Every line from the one holding "Write a LaTeX" through the one holding "(0,0) rectangle (448,1363);" should be returned exactly, both included; the pictures should not.
# Extracted records start
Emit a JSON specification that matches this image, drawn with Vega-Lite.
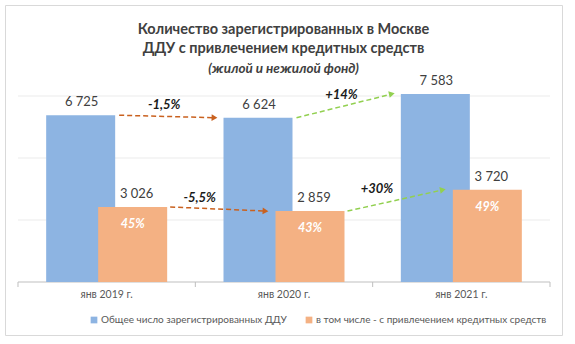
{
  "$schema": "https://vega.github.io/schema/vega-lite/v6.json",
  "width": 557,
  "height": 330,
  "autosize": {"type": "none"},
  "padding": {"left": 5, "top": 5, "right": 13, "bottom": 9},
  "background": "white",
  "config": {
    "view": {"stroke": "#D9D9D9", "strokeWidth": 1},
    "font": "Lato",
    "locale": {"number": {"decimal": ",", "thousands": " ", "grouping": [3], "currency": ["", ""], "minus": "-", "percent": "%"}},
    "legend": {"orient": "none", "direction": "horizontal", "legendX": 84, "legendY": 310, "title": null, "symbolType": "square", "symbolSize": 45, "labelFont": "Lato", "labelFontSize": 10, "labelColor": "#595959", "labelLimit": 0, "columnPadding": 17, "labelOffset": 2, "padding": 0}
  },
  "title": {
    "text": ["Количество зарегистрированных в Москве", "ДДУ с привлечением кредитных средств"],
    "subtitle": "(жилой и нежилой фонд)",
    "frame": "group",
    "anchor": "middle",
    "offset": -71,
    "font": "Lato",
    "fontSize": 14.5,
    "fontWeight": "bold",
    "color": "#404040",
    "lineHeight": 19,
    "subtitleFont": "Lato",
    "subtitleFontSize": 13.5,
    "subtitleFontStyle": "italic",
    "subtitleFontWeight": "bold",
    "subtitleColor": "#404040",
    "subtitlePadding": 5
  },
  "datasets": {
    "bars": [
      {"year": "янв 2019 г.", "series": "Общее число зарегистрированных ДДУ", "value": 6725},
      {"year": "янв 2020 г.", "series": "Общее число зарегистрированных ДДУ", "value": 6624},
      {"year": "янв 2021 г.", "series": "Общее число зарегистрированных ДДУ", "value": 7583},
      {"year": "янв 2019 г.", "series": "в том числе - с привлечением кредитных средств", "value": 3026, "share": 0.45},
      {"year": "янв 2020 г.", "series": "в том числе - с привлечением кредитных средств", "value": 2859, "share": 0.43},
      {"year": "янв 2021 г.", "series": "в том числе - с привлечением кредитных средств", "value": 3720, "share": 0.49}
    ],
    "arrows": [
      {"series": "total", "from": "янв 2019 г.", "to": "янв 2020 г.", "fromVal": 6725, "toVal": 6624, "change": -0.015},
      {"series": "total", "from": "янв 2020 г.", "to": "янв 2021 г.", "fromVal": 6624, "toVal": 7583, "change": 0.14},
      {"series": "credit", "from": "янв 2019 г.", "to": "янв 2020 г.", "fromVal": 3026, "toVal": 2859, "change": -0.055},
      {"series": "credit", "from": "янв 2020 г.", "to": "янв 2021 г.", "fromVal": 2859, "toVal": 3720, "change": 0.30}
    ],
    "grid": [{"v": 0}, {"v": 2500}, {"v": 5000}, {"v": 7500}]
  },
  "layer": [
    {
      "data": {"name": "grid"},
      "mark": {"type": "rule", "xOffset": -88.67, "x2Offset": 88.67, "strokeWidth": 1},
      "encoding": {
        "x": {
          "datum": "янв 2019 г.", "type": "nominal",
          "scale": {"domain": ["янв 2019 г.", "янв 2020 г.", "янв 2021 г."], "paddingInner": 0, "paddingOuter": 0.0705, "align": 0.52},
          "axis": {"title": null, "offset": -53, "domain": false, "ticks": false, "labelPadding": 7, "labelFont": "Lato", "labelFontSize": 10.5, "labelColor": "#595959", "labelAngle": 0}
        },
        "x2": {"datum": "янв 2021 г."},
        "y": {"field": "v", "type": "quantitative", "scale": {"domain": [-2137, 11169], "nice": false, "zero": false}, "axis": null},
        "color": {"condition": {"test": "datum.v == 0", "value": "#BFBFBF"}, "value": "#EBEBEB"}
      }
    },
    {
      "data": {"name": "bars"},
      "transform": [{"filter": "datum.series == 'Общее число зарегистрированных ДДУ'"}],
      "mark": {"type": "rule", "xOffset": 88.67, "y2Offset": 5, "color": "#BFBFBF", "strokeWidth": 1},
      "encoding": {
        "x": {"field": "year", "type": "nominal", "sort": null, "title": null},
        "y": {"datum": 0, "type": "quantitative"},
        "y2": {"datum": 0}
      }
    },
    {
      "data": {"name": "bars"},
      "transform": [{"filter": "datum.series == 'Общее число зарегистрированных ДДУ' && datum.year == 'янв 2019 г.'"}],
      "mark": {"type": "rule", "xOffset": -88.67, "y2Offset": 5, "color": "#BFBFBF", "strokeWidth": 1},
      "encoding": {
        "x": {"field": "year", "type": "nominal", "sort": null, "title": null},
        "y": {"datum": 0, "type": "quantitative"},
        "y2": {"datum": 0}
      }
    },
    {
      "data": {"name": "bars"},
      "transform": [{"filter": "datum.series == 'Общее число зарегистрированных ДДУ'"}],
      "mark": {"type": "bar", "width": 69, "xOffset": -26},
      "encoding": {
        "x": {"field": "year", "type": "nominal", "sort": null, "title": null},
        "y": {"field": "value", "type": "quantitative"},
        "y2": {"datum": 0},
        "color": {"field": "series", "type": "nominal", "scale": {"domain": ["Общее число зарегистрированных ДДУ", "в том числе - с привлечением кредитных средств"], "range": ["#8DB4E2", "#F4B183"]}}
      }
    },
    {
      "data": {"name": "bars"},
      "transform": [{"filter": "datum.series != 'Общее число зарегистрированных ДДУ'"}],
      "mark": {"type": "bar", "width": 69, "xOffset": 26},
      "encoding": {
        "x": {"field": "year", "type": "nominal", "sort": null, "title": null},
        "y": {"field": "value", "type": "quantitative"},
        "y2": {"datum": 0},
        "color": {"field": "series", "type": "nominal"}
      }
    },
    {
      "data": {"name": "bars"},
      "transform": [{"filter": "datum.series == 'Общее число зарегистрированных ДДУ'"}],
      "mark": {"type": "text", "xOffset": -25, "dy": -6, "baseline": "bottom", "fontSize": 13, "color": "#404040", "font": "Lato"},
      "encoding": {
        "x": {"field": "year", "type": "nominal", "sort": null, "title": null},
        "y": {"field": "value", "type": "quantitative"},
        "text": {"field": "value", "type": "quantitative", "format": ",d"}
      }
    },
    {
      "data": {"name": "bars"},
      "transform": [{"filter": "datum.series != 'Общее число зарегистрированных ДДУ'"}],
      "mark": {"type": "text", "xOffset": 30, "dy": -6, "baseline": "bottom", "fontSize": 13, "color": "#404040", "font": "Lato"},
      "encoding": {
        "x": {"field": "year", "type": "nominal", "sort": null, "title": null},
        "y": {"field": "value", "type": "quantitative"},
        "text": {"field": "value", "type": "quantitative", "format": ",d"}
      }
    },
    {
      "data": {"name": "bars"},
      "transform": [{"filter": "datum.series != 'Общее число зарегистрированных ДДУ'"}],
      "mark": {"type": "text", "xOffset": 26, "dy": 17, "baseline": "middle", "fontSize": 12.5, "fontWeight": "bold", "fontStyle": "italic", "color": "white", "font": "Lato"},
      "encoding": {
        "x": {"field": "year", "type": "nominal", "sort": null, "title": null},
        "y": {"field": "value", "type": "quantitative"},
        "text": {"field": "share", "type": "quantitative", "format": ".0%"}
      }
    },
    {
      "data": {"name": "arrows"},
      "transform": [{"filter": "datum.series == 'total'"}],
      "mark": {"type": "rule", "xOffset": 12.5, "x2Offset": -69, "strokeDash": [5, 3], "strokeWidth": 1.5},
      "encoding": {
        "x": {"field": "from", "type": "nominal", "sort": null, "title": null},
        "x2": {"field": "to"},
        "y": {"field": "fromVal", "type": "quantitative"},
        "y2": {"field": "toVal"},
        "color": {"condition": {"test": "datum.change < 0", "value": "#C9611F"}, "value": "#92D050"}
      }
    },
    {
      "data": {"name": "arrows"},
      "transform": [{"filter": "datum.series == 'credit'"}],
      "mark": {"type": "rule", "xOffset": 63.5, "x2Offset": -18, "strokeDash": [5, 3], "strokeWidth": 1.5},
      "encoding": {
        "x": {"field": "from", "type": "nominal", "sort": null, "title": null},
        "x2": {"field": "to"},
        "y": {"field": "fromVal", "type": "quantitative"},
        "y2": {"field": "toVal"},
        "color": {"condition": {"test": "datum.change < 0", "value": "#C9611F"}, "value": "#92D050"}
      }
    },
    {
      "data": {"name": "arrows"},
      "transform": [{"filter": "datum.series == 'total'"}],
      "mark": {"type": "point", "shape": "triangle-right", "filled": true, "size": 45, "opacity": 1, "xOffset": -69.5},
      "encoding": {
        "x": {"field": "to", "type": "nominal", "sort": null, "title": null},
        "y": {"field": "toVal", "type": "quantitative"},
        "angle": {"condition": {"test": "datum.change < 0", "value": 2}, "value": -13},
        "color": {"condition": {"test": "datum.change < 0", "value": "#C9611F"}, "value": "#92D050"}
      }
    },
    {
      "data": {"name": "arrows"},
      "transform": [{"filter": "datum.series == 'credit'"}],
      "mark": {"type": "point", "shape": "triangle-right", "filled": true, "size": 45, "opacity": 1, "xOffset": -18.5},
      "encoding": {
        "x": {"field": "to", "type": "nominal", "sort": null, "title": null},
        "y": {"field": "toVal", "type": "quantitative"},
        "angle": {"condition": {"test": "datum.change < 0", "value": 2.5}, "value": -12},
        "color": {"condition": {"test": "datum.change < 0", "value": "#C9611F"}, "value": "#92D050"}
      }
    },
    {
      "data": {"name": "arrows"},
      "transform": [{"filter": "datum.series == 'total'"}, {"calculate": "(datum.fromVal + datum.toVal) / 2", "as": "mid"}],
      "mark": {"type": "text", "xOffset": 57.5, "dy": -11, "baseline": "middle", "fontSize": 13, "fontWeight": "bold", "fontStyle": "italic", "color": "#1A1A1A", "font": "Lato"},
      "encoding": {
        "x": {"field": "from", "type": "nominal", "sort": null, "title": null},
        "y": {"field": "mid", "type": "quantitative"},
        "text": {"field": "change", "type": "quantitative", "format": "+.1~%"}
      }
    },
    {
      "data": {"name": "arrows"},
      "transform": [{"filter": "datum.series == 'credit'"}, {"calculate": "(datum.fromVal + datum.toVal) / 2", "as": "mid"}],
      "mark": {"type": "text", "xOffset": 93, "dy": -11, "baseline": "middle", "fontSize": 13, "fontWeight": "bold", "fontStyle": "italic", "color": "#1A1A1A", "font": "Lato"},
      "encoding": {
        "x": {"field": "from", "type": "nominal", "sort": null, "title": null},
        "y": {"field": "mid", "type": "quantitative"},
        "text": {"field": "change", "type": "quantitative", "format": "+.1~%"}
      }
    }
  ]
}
# Extracted records end
# Extracted records start
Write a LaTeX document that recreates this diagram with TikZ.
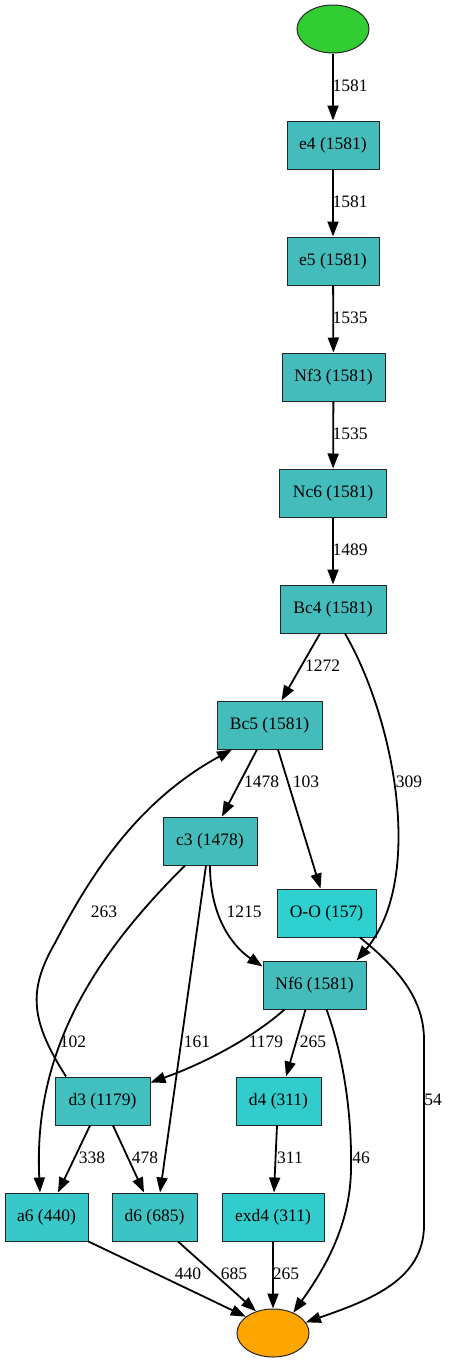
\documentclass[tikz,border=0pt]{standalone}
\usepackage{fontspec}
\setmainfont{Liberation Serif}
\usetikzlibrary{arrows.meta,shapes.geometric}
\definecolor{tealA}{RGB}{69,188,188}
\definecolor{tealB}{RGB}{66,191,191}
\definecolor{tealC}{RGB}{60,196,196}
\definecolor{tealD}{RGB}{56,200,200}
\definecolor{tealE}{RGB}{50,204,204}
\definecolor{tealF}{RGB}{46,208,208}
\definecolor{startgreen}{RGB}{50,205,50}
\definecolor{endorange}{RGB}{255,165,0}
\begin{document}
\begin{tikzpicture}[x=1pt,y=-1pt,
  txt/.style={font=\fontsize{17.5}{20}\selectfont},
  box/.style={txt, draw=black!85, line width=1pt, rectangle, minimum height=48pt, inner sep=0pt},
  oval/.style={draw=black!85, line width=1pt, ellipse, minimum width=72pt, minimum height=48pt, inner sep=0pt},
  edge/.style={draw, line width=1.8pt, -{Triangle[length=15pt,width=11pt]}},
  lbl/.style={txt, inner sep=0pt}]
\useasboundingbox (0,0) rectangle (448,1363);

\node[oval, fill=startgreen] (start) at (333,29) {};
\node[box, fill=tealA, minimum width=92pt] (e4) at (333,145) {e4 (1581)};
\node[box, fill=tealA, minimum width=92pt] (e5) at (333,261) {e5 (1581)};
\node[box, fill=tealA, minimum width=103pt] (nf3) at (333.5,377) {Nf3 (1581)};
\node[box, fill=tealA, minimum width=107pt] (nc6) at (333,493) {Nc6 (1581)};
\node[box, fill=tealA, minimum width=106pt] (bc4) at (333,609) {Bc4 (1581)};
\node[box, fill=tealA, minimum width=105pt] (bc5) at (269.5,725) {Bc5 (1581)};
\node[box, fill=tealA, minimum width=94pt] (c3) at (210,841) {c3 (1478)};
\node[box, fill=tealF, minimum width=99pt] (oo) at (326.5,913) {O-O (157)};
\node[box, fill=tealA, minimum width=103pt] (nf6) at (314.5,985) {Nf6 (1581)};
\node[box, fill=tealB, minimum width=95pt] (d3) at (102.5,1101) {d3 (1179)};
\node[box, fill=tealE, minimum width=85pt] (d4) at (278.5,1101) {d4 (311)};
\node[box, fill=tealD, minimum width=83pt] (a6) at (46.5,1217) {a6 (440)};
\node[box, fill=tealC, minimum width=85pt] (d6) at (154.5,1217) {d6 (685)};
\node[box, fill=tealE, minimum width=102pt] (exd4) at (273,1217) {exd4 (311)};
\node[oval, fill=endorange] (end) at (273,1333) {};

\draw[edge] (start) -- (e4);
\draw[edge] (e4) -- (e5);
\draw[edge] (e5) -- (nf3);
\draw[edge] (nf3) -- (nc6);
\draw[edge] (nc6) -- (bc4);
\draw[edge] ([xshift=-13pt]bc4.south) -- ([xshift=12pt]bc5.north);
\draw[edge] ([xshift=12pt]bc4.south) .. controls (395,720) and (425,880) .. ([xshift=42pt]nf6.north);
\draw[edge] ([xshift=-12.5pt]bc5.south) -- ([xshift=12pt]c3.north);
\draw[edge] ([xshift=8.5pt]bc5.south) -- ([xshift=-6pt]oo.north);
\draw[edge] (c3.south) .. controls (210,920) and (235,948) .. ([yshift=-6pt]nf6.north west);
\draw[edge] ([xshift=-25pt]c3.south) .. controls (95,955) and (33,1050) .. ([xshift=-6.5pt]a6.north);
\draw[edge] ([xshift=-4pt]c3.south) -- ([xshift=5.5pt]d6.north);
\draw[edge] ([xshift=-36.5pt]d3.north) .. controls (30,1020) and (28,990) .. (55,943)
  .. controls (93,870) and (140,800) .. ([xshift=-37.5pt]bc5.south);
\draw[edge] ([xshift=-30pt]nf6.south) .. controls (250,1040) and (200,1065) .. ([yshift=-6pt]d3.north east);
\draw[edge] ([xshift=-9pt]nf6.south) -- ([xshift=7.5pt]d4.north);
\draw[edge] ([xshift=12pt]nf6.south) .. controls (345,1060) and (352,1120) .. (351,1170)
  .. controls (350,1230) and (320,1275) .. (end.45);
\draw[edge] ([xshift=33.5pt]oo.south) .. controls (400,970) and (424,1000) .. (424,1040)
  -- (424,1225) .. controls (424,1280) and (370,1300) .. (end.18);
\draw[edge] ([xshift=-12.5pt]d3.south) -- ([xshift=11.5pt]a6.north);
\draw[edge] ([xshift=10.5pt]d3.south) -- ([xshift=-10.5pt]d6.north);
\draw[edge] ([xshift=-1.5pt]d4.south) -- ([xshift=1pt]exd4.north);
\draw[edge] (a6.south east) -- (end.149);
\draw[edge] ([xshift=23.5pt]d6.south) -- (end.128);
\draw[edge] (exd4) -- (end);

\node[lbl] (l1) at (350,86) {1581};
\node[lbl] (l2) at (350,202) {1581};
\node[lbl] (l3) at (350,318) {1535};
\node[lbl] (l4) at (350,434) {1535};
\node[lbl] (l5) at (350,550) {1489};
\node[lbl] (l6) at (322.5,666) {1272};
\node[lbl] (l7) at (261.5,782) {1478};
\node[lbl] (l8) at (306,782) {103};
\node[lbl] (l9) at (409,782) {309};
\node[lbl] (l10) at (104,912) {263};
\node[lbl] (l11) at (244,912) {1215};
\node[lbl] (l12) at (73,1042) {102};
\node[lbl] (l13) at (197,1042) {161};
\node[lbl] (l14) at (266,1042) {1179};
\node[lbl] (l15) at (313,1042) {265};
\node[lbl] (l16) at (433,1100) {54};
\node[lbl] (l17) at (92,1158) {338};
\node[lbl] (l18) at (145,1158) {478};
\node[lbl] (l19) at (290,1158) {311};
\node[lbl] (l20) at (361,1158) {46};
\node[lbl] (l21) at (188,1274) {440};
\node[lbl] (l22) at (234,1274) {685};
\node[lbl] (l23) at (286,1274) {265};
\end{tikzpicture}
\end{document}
# Extracted records end
» **Solution to the problem**:
Write a LaTeX document that recreates this diagram with TikZ.
\documentclass[tikz,border=0pt]{standalone}
\usepackage{fontspec}
\setmainfont{Liberation Serif}
\usetikzlibrary{arrows.meta,shapes.geometric}
\definecolor{tealA}{RGB}{69,188,188}
\definecolor{tealB}{RGB}{66,191,191}
\definecolor{tealC}{RGB}{60,196,196}
\definecolor{tealD}{RGB}{56,200,200}
\definecolor{tealE}{RGB}{50,204,204}
\definecolor{tealF}{RGB}{46,208,208}
\definecolor{startgreen}{RGB}{50,205,50}
\definecolor{endorange}{RGB}{255,165,0}
\begin{document}
\begin{tikzpicture}[x=1pt,y=-1pt,
  txt/.style={font=\fontsize{17.5}{20}\selectfont},
  box/.style={txt, draw=black!85, line width=1pt, rectangle, minimum height=48pt, inner sep=0pt},
  oval/.style={draw=black!85, line width=1pt, ellipse, minimum width=72pt, minimum height=48pt, inner sep=0pt},
  edge/.style={draw, line width=1.8pt, -{Triangle[length=15pt,width=11pt]}},
  lbl/.style={txt, inner sep=0pt}]
\useasboundingbox (0,0) rectangle (448,1363);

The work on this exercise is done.